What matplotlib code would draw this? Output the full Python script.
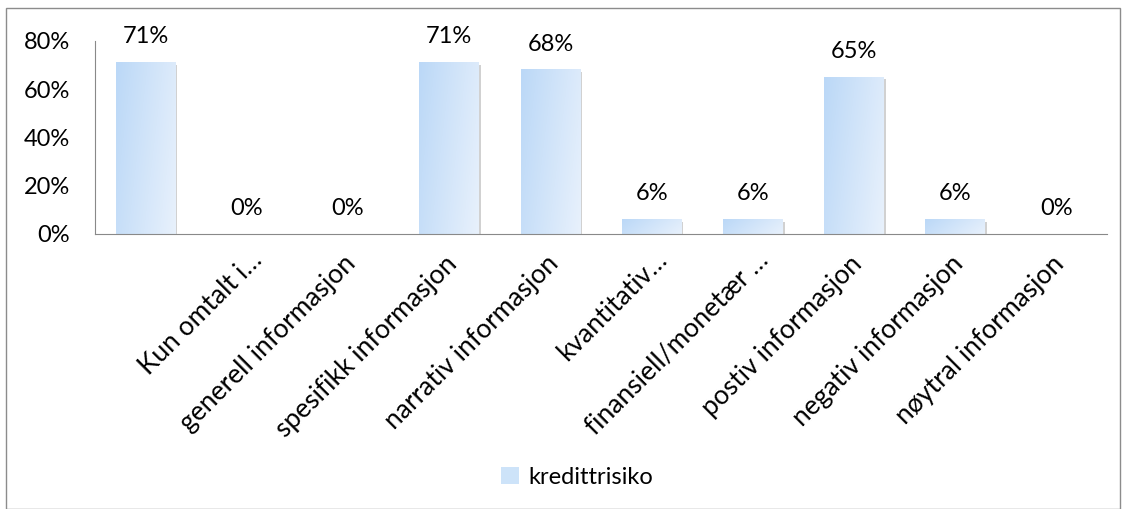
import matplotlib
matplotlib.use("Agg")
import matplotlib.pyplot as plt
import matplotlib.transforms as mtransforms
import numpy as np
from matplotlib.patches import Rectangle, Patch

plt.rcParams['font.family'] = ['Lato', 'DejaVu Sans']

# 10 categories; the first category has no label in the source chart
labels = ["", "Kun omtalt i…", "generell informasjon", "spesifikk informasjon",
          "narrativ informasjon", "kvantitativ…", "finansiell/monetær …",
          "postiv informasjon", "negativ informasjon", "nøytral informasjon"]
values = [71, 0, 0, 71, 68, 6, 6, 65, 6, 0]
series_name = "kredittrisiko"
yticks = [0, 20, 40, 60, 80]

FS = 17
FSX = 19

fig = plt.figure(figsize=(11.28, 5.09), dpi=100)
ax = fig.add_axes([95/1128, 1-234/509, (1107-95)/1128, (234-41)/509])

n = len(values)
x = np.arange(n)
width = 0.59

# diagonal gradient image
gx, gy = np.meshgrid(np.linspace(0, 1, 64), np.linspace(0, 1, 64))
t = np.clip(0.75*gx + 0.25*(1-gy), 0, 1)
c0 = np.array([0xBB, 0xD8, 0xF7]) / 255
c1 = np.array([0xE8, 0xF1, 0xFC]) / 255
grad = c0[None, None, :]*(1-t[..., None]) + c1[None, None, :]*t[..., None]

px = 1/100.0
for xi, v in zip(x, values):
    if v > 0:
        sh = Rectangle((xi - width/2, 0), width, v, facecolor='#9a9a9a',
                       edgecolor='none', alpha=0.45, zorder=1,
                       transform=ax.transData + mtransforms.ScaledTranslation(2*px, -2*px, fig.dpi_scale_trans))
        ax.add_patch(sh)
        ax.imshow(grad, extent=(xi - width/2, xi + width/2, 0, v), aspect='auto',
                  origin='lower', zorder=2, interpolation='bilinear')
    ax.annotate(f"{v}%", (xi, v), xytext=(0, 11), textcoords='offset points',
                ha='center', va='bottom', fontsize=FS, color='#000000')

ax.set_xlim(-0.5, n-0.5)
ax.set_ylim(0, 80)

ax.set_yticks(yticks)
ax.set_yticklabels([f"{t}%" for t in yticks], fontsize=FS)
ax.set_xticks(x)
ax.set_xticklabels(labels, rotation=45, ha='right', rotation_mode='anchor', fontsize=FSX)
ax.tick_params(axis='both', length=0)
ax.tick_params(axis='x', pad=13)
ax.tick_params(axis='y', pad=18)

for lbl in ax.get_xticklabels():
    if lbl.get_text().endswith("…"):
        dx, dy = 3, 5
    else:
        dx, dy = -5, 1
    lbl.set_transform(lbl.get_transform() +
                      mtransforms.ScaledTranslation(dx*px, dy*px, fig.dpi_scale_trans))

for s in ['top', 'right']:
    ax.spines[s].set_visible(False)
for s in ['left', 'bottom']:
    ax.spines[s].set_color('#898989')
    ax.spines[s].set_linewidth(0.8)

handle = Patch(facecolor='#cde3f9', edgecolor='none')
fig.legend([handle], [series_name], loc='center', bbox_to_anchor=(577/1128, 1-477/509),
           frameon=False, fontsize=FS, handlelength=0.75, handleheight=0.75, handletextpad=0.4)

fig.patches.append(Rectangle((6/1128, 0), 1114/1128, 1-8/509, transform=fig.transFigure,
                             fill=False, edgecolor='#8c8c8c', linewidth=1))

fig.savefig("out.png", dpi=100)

* _Exercise brief_:
Which lines include "matplotlib"? Copy each of them out.

* _Finished exercise_:
What matplotlib code would draw this? Output the full Python script.
import matplotlib
matplotlib.use("Agg")
import matplotlib.pyplot as plt
import matplotlib.transforms as mtransforms
from matplotlib.patches import Rectangle, Patch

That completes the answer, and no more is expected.